A game called 2048 is making rounds on social media. I am trying to determine the maximum score attainable for this game. Let's assume WLOG that only 2s are returned (if 4s are possible the max score is doubled).

First, I'll relax some of the rules to create a game, $\mathcal{G}$, that can achieve a score at least as high as the original, 2048 game. A run $R$ of $\mathcal{G}_n$ consists of a sequence of moves $m_1,\ldots,m_k$ which manipulate a multiset, $\mathcal{S}$ of maximum size n. Each $m_i$ is either:

  • a put $p$, which inserts a 2 into $\mathcal{S}$, or
  • a merge, $\alpha_i$, which replaces two $2^i$ elements from $\mathcal{S}$ with a single $2^{i+1}$ elt.

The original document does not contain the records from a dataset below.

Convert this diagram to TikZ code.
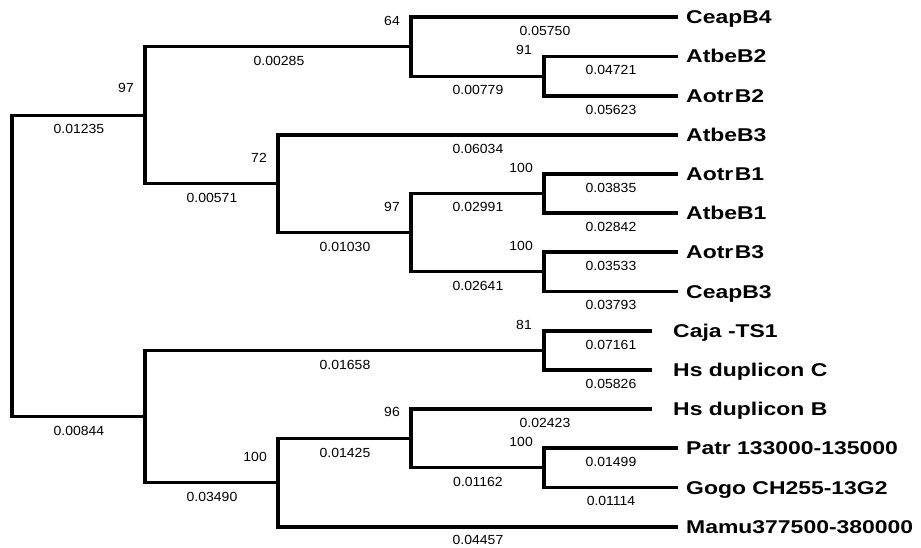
\documentclass[tikz,border=0pt]{standalone}
\usepackage{fontspec}
\setmainfont{Liberation Sans}
\newfontfamily\numfont{Liberation Sans}[FakeStretch=1.06]
\newfontfamily\leaffont{Liberation Sans Bold}[FakeStretch=1.24]
\begin{document}
\begin{tikzpicture}[x=1pt,y=-1pt,
  branch/.style={line width=3.3pt, line join=miter},
  taxon/.style={anchor=base west, inner sep=0pt, font=\leaffont\fontsize{18.5}{20}\selectfont},
  blen/.style={inner sep=0pt, font=\numfont\fontsize{13.2}{15}\selectfont},
  boot/.style={anchor=east, inner sep=0pt, font=\numfont\fontsize{13.2}{15}\selectfont}]
\fill[white] (0,0) rectangle (921,548);
\useasboundingbox (0,0) rectangle (921,548);

% ---- tips of the terminal branches
\coordinate (tCeapB4) at (678,17);
\coordinate (tAtbeB2) at (678,56.5);
\coordinate (tAotrB2) at (678,96);
\coordinate (tAtbeB3) at (678,135);
\coordinate (tAotrB1) at (678,174);
\coordinate (tAtbeB1) at (678,213);
\coordinate (tAotrB3) at (678,252);
\coordinate (tCeapB3) at (678,291.5);
\coordinate (tCaja)   at (652,331);
\coordinate (tHsC)    at (652,370);
\coordinate (tHsB)    at (652,409);
\coordinate (tPatr)   at (678,448);
\coordinate (tGogo)   at (678,487.5);
\coordinate (tMamu)   at (678,527);

% ---- internal nodes
\coordinate (nAB2)  at (544,76.25);
\coordinate (nC4)   at (411,46.6);
\coordinate (nAB1)  at (544,193.5);
\coordinate (nAB3)  at (544,271.75);
\coordinate (nB13)  at (411,232.6);
\coordinate (nB3)   at (278,183.8);
\coordinate (nTop)  at (145,115.2);
\coordinate (nCC)   at (544,350.5);
\coordinate (nPG)   at (544,467.75);
\coordinate (nHB)   at (411,438.4);
\coordinate (nMM)   at (278,482.7);
\coordinate (nBot)  at (145,416.6);
\coordinate (root)  at (12,265.9);

% ---- branches
\draw[branch] (root) |- (nTop);
\draw[branch] (root) |- (nBot);
\draw[branch] (nTop) |- (nC4);
\draw[branch] (nTop) |- (nB3);
\draw[branch] (nC4) |- (tCeapB4);
\draw[branch] (nC4) |- (nAB2);
\draw[branch] (nAB2) |- (tAtbeB2);
\draw[branch] (nAB2) |- (tAotrB2);
\draw[branch] (nB3) |- (tAtbeB3);
\draw[branch] (nB3) |- (nB13);
\draw[branch] (nB13) |- (nAB1);
\draw[branch] (nB13) |- (nAB3);
\draw[branch] (nAB1) |- (tAotrB1);
\draw[branch] (nAB1) |- (tAtbeB1);
\draw[branch] (nAB3) |- (tAotrB3);
\draw[branch] (nAB3) |- (tCeapB3);
\draw[branch] (nBot) |- (nCC);
\draw[branch] (nBot) |- (nMM);
\draw[branch] (nCC) |- (tCaja);
\draw[branch] (nCC) |- (tHsC);
\draw[branch] (nMM) |- (nHB);
\draw[branch] (nMM) |- (tMamu);
\draw[branch] (nHB) |- (tHsB);
\draw[branch] (nHB) |- (nPG);
\draw[branch] (nPG) |- (tPatr);
\draw[branch] (nPG) |- (tGogo);

% ---- taxon names
\node[taxon] (CeapB4) at (686,23.5)  {CeapB4};
\node[taxon] (AtbeB2) at (686,63)    {AtbeB2};
\node[taxon] (AotrB2) at (686,102.5) {Aotr\kern1.5pt B2};
\node[taxon] (AtbeB3) at (686,141.5) {AtbeB3};
\node[taxon] (AotrB1) at (686,180.5) {Aotr\kern1.5pt B1};
\node[taxon] (AtbeB1) at (686,219.5) {AtbeB1};
\node[taxon] (AotrB3) at (686,258.5) {Aotr\kern1.5pt B3};
\node[taxon] (CeapB3) at (686,298)   {CeapB3};
\node[taxon] (Caja)   at (673,337.5) {Caja -TS1};
\node[taxon] (HsC)    at (673,376.5) {Hs duplicon C};
\node[taxon] (HsB)    at (673,415.5) {Hs duplicon B};
\node[taxon] (Patr)   at (686,454.5) {Patr 133000-135000};
\node[taxon] (Gogo)   at (686,494)   {Gogo CH255-13G2};
\node[taxon] (Mamu)   at (686,533.5) {Mamu377500-380000};

% ---- bootstrap support
\node[boot] (bsTop) at ([shift={(-11,-27)}]nTop) {97};
\node[boot] (bsC4)  at ([shift={(-11,-26)}]nC4)  {64};
\node[boot] (bsAB2) at ([shift={(-12,-26)}]nAB2) {91};
\node[boot] (bsB3)  at ([shift={(-11,-26)}]nB3)  {72};
\node[boot] (bsB13) at ([shift={(-11,-26)}]nB13) {97};
\node[boot] (bsAB1) at ([shift={(-11,-26)}]nAB1) {100};
\node[boot] (bsAB3) at ([shift={(-11,-26)}]nAB3) {100};
\node[boot] (bsCC)  at ([shift={(-12,-26)}]nCC)  {81};
\node[boot] (bsHB)  at ([shift={(-11,-26)}]nHB)  {96};
\node[boot] (bsMM)  at ([shift={(-11,-26)}]nMM)  {100};
\node[boot] (bsPG)  at ([shift={(-11,-26)}]nPG)  {100};

% ---- branch lengths
\node[blen] (lTop)    at (79,128.5)  {0.01235};
\node[blen] (lBot)    at (79,430.5)  {0.00844};
\node[blen] (lC4)     at (279,61)    {0.00285};
\node[blen] (lB3)     at (212,198)   {0.00571};
\node[blen] (lCeapB4) at (545,31)    {0.05750};
\node[blen] (lAB2)    at (478,89.5)  {0.00779};
\node[blen] (lAtbeB2) at (611,70)    {0.04721};
\node[blen] (lAotrB2) at (611,109.5) {0.05623};
\node[blen] (lAtbeB3) at (478,148.5) {0.06034};
\node[blen] (lB13)    at (345,247)   {0.01030};
\node[blen] (lAB1)    at (478,207)   {0.02991};
\node[blen] (lAotrB1) at (611,188)   {0.03835};
\node[blen] (lAtbeB1) at (611,227)   {0.02842};
\node[blen] (lAB3)    at (478,285.5) {0.02641};
\node[blen] (lAotrB3) at (611,266)   {0.03533};
\node[blen] (lCeapB3) at (611,305)   {0.03793};
\node[blen] (lCC)     at (345,365)   {0.01658};
\node[blen] (lCaja)   at (611,344.5) {0.07161};
\node[blen] (lHsC)    at (611,384)   {0.05826};
\node[blen] (lMM)     at (212,497)   {0.03490};
\node[blen] (lHB)     at (345,452.5) {0.01425};
\node[blen] (lHsB)    at (545,423)   {0.02423};
\node[blen] (lPG)     at (478,481.5) {0.01162};
\node[blen] (lPatr)   at (611,462)   {0.01499};
\node[blen] (lGogo)   at (611,501)   {0.01114};
\node[blen] (lMamu)   at (478,540)   {0.04457};
\end{tikzpicture}
\end{document}
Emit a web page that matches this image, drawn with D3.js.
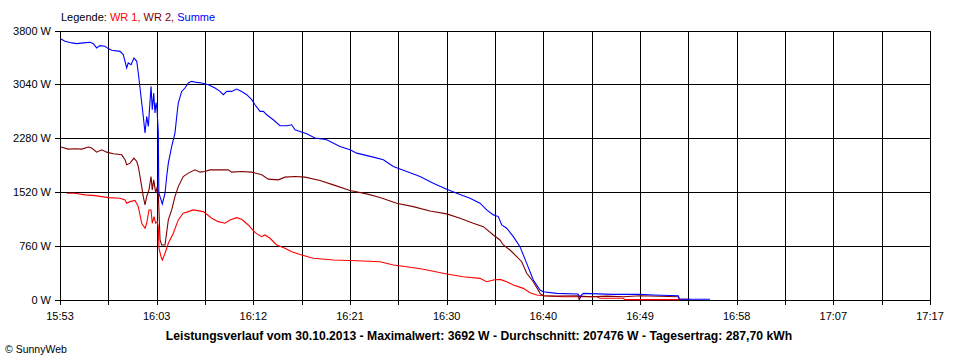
<!DOCTYPE html>
<html>
<head>
<meta charset="utf-8">
<script src="https://cdn.jsdelivr.net/npm/d3@7/dist/d3.min.js"></script>
<style>
  html, body { margin: 0; padding: 0; background: #fff; }
  svg { display: block; font-family: "Liberation Sans", Arial, sans-serif; }
</style>
</head>
<body>
<svg id="chart" width="960" height="360"></svg>
<script>
// ---- data (minutes after 15:53, watts) ----
const xTickLabels = ["15:53", "16:03", "16:12", "16:21", "16:30", "16:40", "16:49", "16:58", "17:07", "17:17"];
const yTickValues = [0, 760, 1520, 2280, 3040, 3800];
const seriesNames = ["WR 1", "WR 2", "Summe"];

const sumT = [0.1,0.48,1.13,1.61,2.25,2.90,3.22,3.54,3.86,4.34,4.66,4.99,5.79,6.11,6.44,6.59,6.86,7.14,7.41,7.56,7.89,8.04,8.21,8.37,8.53,8.79,8.91,9.05,9.17,9.27,9.37,9.49,9.54,9.88,10.14,10.30,10.46,10.78,11.10,11.27,11.42,11.75,12.07,12.39,12.72,13.20,13.68,14.32,14.97,15.45,15.77,16.10,16.58,17.06,17.54,18.03,18.51,18.83,19.31,19.63,19.96,20.59,21.24,21.89,22.37,22.69,23.17,23.82,24.62,25.75,27.03,28.0,28.65,30.25,31.22,32.18,33.48,34.76,36.04,37.34,38.30,39.59,40.55,41.20,41.84,42.32,42.65,43.13,43.77,44.41,45.06,45.70,46.35,46.66,47.96,50.01,50.2,50.53,53.42,56.0,57.28,59.70,59.80,62.76];
const sumW = [3680,3648,3625,3615,3625,3634,3615,3554,3587,3577,3545,3521,3506,3460,3272,3343,3318,3413,3365,3201,2782,2588,2354,2588,2447,3012,2683,2919,2636,2782,2683,2376,1510,1355,1506,1741,1930,2164,2354,2588,2777,2941,2989,3060,3083,3068,3060,3036,2989,2941,2895,2941,2941,2975,2941,2895,2824,2753,2659,2659,2612,2542,2457,2457,2471,2400,2376,2344,2283,2259,2164,2118,2071,2015,1977,1882,1811,1741,1647,1563,1506,1435,1365,1270,1200,1176,1058,1012,893,752,517,281,140,116,94,84,48,94,79,79,70,60,10,10];

const wr2T = [0.1,0.80,1.45,2.10,2.73,3.06,3.54,4.03,4.51,5.15,5.96,6.28,6.44,6.76,7.14,7.41,7.56,7.89,8.04,8.21,8.37,8.59,8.79,8.91,9.05,9.24,9.39,9.49,9.66,9.82,10.14,10.46,10.78,11.10,11.42,11.90,12.39,13.03,13.52,14.0,14.48,15.28,16.25,16.58,17.54,18.51,19.48,20.11,21.08,21.72,22.69,23.66,25.10,26.39,28.0,29.61,30.90,32.51,34.11,35.72,37.34,38.62,39.90,40.87,41.84,42.48,42.80,43.45,44.10,44.58,45.06,45.70,46.35,46.66,47.96,50.04,50.14,50.3,51.17,52.78,54.39,56.0,59.70,59.80,60.8];
const wr2W = [2156,2128,2132,2128,2156,2142,2085,2118,2085,2061,2047,1977,1906,1930,2001,1953,1882,1599,1458,1341,1458,1553,1741,1553,1694,1506,1599,1506,846,776,776,1129,1270,1458,1599,1741,1789,1835,1803,1811,1835,1835,1835,1803,1811,1803,1765,1704,1694,1732,1741,1732,1684,1623,1543,1496,1444,1365,1317,1256,1214,1153,1082,1034,917,846,776,705,611,540,376,257,94,60,55,60,0,55,45,55,45,60,45,10,10];

const wr1T = [0.65,1.45,2.41,3.38,4.03,4.66,5.79,6.28,6.44,6.76,7.24,7.56,7.89,8.21,8.37,8.59,8.79,8.91,9.08,9.24,9.39,9.49,9.56,9.75,9.88,10.14,10.46,10.94,11.42,11.90,12.39,12.87,13.84,14.65,15.28,15.93,16.41,17.06,17.54,18.18,18.83,19.47,19.79,20.28,20.92,21.72,22.37,23.34,24.46,26.39,28.65,30.90,32.18,33.48,35.08,37.34,38.94,40.55,41.20,41.84,42.48,43.13,43.77,44.73,45.38,46.03,46.66,48.60,51.82,52.14,54.39,54.55,59.89];
const wr1W = [1506,1506,1482,1472,1458,1444,1435,1411,1365,1387,1404,1317,1082,1012,1082,1270,1270,1082,1176,1082,1105,1034,729,611,564,659,800,941,1129,1224,1246,1270,1246,1153,1105,1082,1129,1161,1139,1058,950,893,917,870,776,729,681,635,588,564,554,540,493,469,433,366,328,305,257,281,291,257,211,164,102,70,60,46,46,24,24,5,5];

const titleText = "Leistungsverlauf vom 30.10.2013 - Maximalwert: 3692 W - Durchschnitt: 207476 W - Tagesertrag: 287,70 kWh";

// ---- drawing ----
const svg = d3.select("#chart");
const plotL = 60, plotR = 930, plotT = 30.5, plotB = 300;

const x = d3.scaleLinear().domain([0, 84]).range([plotL, plotR]);
const y = d3.scaleLinear().domain([0, 3800]).range([plotB, plotT]);

const gridTicks = d3.range(19).map(i => i * 84 / 18);

// vertical grid lines + ticks
svg.append("g").selectAll("line").data(gridTicks).join("line")
  .attr("x1", d => Math.round(x(d)) + 0.5).attr("x2", d => Math.round(x(d)) + 0.5)
  .attr("y1", plotT).attr("y2", plotB + 5)
  .attr("stroke", "#000").attr("stroke-width", 1).attr("shape-rendering", "crispEdges");

// horizontal grid lines
svg.append("g").selectAll("line").data(yTickValues).join("line")
  .attr("x1", plotL - 5).attr("x2", plotR + 0.5)
  .attr("y1", d => Math.round(y(d)) + 0.5).attr("y2", d => Math.round(y(d)) + 0.5)
  .attr("stroke", "#000").attr("stroke-width", 1).attr("shape-rendering", "crispEdges");

// y labels
svg.append("g").selectAll("text").data(yTickValues).join("text")
  .attr("x", 51).attr("y", d => y(d) + 4)
  .attr("text-anchor", "end").attr("font-size", 11).attr("fill", "#000")
  .text(d => d + " W");

// x labels
svg.append("g").selectAll("text").data(xTickLabels).join("text")
  .attr("x", (d, i) => x(gridTicks[i * 2]))
  .attr("y", 320)
  .attr("text-anchor", "middle").attr("font-size", 11).attr("fill", "#000")
  .text(d => d);

// lines
const line = d3.line().x(d => x(d[0])).y(d => y(d[1]));
const series = [
  { t: wr1T, w: wr1W, color: "#ff0000" },
  { t: wr2T, w: wr2W, color: "#800000" },
  { t: sumT, w: sumW, color: "#0000ff" }
];
series.forEach(s => {
  svg.append("path")
    .datum(s.t.map((t, i) => [t, s.w[i]]))
    .attr("d", line)
    .attr("fill", "none").attr("stroke", s.color).attr("stroke-width", 1.1)
    .attr("stroke-linejoin", "miter");
});

// legend
const leg = svg.append("text").attr("x", 61).attr("y", 21).attr("font-size", 11);
leg.append("tspan").attr("fill", "#000").text("Legende: ");
leg.append("tspan").attr("fill", "#ff0000").text(seriesNames[0] + ",");
leg.append("tspan").attr("fill", "#800000").text(" " + seriesNames[1] + ",");
leg.append("tspan").attr("fill", "#0000ff").text(" " + seriesNames[2]);

// title
svg.append("text").attr("x", 479).attr("y", 340)
  .attr("text-anchor", "middle").attr("font-size", 12.2).attr("font-weight", "bold")
  .attr("fill", "#000").text(titleText);

// copyright
svg.append("text").attr("x", 5).attr("y", 353)
  .attr("font-size", 10.5).attr("fill", "#000").text("\u00A9 SunnyWeb");
</script>
</body>
</html>
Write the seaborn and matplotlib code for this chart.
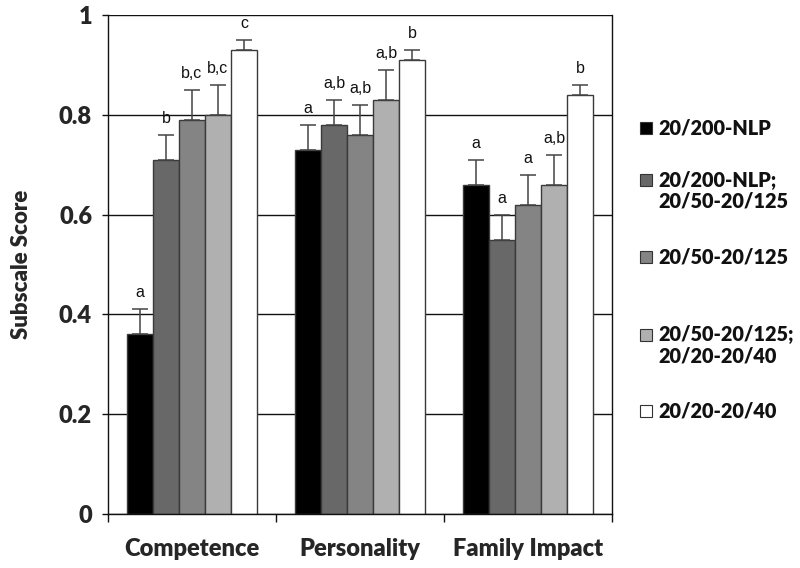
import matplotlib
matplotlib.use("Agg")
import matplotlib.pyplot as plt
import seaborn as sns
import pandas as pd
from matplotlib.patches import Rectangle

categories = ["Competence", "Personality", "Family Impact"]
groups = ["20/200-NLP", "20/200-NLP;\n20/50-20/125", "20/50-20/125",
          "20/50-20/125;\n20/20-20/40", "20/20-20/40"]
competence = [0.36, 0.71, 0.79, 0.80, 0.93]
personality = [0.73, 0.78, 0.76, 0.83, 0.91]
family = [0.66, 0.55, 0.62, 0.66, 0.84]
competence_err = [0.05, 0.05, 0.06, 0.06, 0.02]
personality_err = [0.05, 0.05, 0.06, 0.06, 0.02]
family_err = [0.05, 0.05, 0.06, 0.06, 0.02]
competence_letters = ["a", "b", "b,c", "b,c", "c"]
personality_letters = ["a", "a,b", "a,b", "a,b", "b"]
family_letters = ["a", "a", "a", "a,b", "b"]
yticks = [0, 0.2, 0.4, 0.6, 0.8, 1]
ytick_labels = ["0", "0.2", "0.4", "0.6", "0.8", "1"]
colors = ["#000000", "#686868", "#848484", "#b0b0b0", "#ffffff"]

vals = [competence, personality, family]
errs = [competence_err, personality_err, family_err]
letters = [competence_letters, personality_letters, family_letters]

rows = []
for ci, cat in enumerate(categories):
    for gi, g in enumerate(groups):
        rows.append({"Category": cat, "Group": g, "Score": vals[ci][gi],
                     "Err": errs[ci][gi], "Letter": letters[ci][gi]})
df = pd.DataFrame(rows)

sns.set_theme(style="white")
BOLD = ["Lato", "DejaVu Sans"]
REG = ["Liberation Sans", "DejaVu Sans"]
plt.rcParams["font.family"] = BOLD
W = "heavy"

fig = plt.figure(figsize=(8, 5.68), dpi=100)
ax = fig.add_axes([108 / 800, 54 / 568, 504 / 800, 499 / 568])

sns.barplot(data=df, x="Category", y="Score", hue="Group", order=categories,
            hue_order=groups, palette=colors, errorbar=None, width=0.774,
            edgecolor="#3a3a3a", linewidth=1.0, saturation=1, legend=False, ax=ax)

bar_containers = list(ax.containers)
for gi, cont in enumerate(bar_containers):
    sub = df[df["Group"] == groups[gi]].set_index("Category").loc[categories]
    for bar, (_, r) in zip(cont.patches, sub.iterrows()):
        xc = bar.get_x() + bar.get_width() / 2
        top = bar.get_height()
        ax.errorbar([xc], [top], yerr=[[0], [r["Err"]]], fmt="none",
                    ecolor="#444444", elinewidth=1.1, capsize=5.5, capthick=1.1,
                    zorder=3)
        ax.text(xc, top + r["Err"] + 0.018, r["Letter"], ha="center",
                va="bottom", fontsize=11.5, family=REG, color="#111111")

ax.set_ylim(0, 1)
ax.set_xlim(-0.5, 2.5)
ax.set_yticks(yticks)
ax.set_yticklabels(ytick_labels, fontsize=17, fontweight=W)
ax.yaxis.grid(True, color="#111111", linewidth=1.0)
ax.set_axisbelow(True)
for s in ax.spines.values():
    s.set_color("#111111")
    s.set_linewidth(1.0)
ax.spines["top"].set_visible(False)

ax.set_xticks([0, 1, 2])
ax.set_xticklabels(categories, fontsize=17, fontweight=W)
ax.set_xticks([-0.5, 0.5, 1.5, 2.5], minor=True)
ax.tick_params(axis="x", which="major", length=0, pad=17)
ax.tick_params(axis="x", which="minor", length=6, width=1, color="#111111",
               direction="out", bottom=True)
ax.tick_params(axis="y", length=4.5, width=1, color="#111111",
               direction="out", left=True, pad=7)
ax.set_xlabel("")
ax.set_ylabel("Subscale Score", fontsize=16, fontweight=W)
ax.yaxis.set_label_coords(-0.151, 0.5)

# manual legend (right side)
leg_y = [128, 180, 257, 335, 411]
for gi, g in enumerate(groups):
    yc = leg_y[gi]
    fig.add_artist(Rectangle((640 / 800, (568 - yc - 6) / 568), 12 / 800, 12 / 568,
                             transform=fig.transFigure, facecolor=colors[gi],
                             edgecolor="#333333", linewidth=0.8))
    lines = g.split("\n")
    for li, line in enumerate(lines):
        fig.text(658 / 800, (568 - yc - li * 21) / 568, line, ha="left",
                 va="center", fontsize=14.3, fontweight=W, color="#111111")

fig.savefig("out.png", dpi=100)
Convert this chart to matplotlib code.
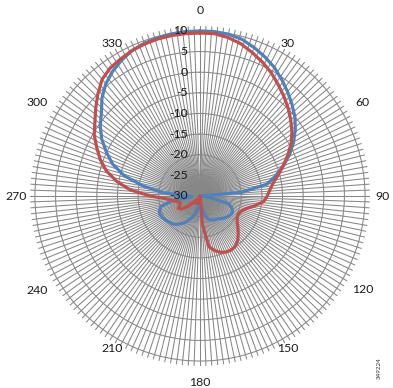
import numpy as np
import matplotlib
matplotlib.use("Agg")
import matplotlib.pyplot as plt

# ---- data ----
angles_deg = [0, 5, 10, 15, 20, 25, 30, 35, 40, 45, 50, 55, 60, 65, 70, 75, 80, 85, 90,
              95, 100, 105, 110, 115, 120, 125, 130, 135, 140, 145, 150, 155, 160, 165, 170, 175, 180,
              185, 190, 195, 200, 205, 210, 215, 220, 225, 230, 235, 240, 245, 250, 255, 260, 265, 270,
              275, 280, 285, 290, 295, 300, 305, 310, 315, 320, 325, 330, 335, 340, 345, 350, 355, 360]

blue_db = [10.0, 10.0, 9.8, 9.3, 8.3, 7.2, 6.0, 4.5, 3.0, 1.5, 0.0, -1.8, -3.8, -6.0, -8.5, -11.0, -13.5, -20.0, -30.0,
           -29.0, -27.0, -23.0, -21.8, -21.3, -21.2, -21.5, -21.9, -22.3, -22.8, -23.1, -23.3, -23.6, -24.0, -25.0, -26.5, -28.5, -30.0,
           -29.0, -27.0, -25.5, -24.5, -23.5, -22.5, -21.8, -21.0, -20.5, -20.2, -19.8, -19.5, -19.3, -19.5, -20.2, -23.0, -28.0, -27.0,
           -21.0, -16.0, -11.0, -7.5, -5.0, -2.5, -0.5, 1.2, 3.6, 5.5, 6.9, 8.0, 8.9, 9.4, 9.7, 9.9, 10.0, 10.0]

red_db = [9.5, 9.5, 9.0, 8.2, 7.0, 5.8, 4.5, 3.0, 1.6, 0.2, -1.3, -2.8, -4.5, -6.5, -8.5, -10.4, -12.0, -13.0, -13.7,
          -14.5, -16.5, -18.3, -19.3, -19.7, -19.6, -19.0, -18.0, -16.9, -15.8, -15.1, -14.9, -15.0, -15.5, -16.3, -17.5, -23.0, -30.0,
          -29.5, -29.0, -29.0, -28.5, -28.0, -28.0, -28.5, -29.0, -28.0, -26.0, -24.5, -24.0, -24.5, -25.0, -24.5, -23.5, -22.0, -18.0,
          -13.0, -9.5, -6.5, -4.3, -2.4, -0.4, 1.1, 3.0, 5.0, 6.9, 7.9, 8.4, 8.9, 9.2, 9.4, 9.5, 9.5, 9.5]

radial_ticks = [-30, -25, -20, -15, -10, -5, 0, 5, 10]
angle_labels = [0, 30, 60, 90, 120, 150, 180, 210, 240, 270, 300, 330]

blue_color = "#4F81BD"
red_color = "#C0504D"
grid_color = "#878787"

plt.rcParams['font.family'] = ['Lato', 'DejaVu Sans']

fig = plt.figure(figsize=(3.93, 3.88), dpi=100)
# centre at (200,196) px from top-left, axes radius 170 px
R = 170
cx, cy = 200, 196
W, H = 393, 388
ax = fig.add_axes([(cx - R) / W, (H - cy - R) / H, 2 * R / W, 2 * R / H], projection='polar')
ax.set_theta_zero_location('N')
ax.set_theta_direction(-1)
rmin, rtop = -30, 10
rmax = rtop + 1.2
ax.set_ylim(rmin, rmax)
ax.spines['polar'].set_visible(False)
ax.patch.set_alpha(0)

# spokes every 2 degrees
spokes = np.arange(0, 360, 2.0)
ax.set_xticks(np.deg2rad(spokes))
ax.set_xticklabels([])
ax.set_yticks(radial_ticks[1:])
ax.set_yticklabels([])
ax.grid(True, color=grid_color, linewidth=0.75)
ax.tick_params(axis='both', length=0)

th = np.deg2rad(angles_deg)
ax.plot(th, blue_db, color=blue_color, linewidth=2.3, solid_capstyle='round', zorder=3)
ax.plot(th, red_db, color=red_color, linewidth=2.3, solid_capstyle='round', zorder=4)

# angle labels: Excel places the text box next to the spoke end
label_r_px = {0: 186, 30: 176, 60: 188, 90: 182, 120: 188, 150: 176,
              180: 186, 210: 176, 240: 188, 270: 184, 300: 188, 330: 176}
for a in angle_labels:
    rp = label_r_px[a]
    x = cx + rp * np.sin(np.deg2rad(a))
    y = cy - rp * np.cos(np.deg2rad(a))
    fig.text(x / W, 1 - y / H, str(a), ha='center', va='center', fontsize=8.8,
             color='#1a1a1a')

# radial labels along the 0 degree spoke
for r in radial_ticks:
    ax.annotate(str(r), xy=(0, r), xytext=(-9, 0), textcoords='offset points',
                ha='right', va='center', fontsize=8.8, color='#1a1a1a', zorder=5,
                annotation_clip=False)

fig.text(379 / W, 1 - 368 / H, "349224", rotation=90, fontsize=4.5, color='#333333',
         ha='center', va='center')

fig.savefig("out.png", dpi=100)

I allow sequential moves of the same type because 2048 allows multiple merges or no-merge turns. The score of a position is the sum of $\mathcal{S}$.

What is the maximum score possible on a game of order n?

Note: The final position must have only unique values, else a merge and put would be possible in increase score.

I claim it is $\sum_{i=1}^{n} 2^i$, but couldn't come up with any good induction arguments. It's pretty easy to prove that an element $2^k$ is producible in a game $\mathcal{G}_k$, but proving an upper bound for production got a bit hairy, and also doesn't cover the full space.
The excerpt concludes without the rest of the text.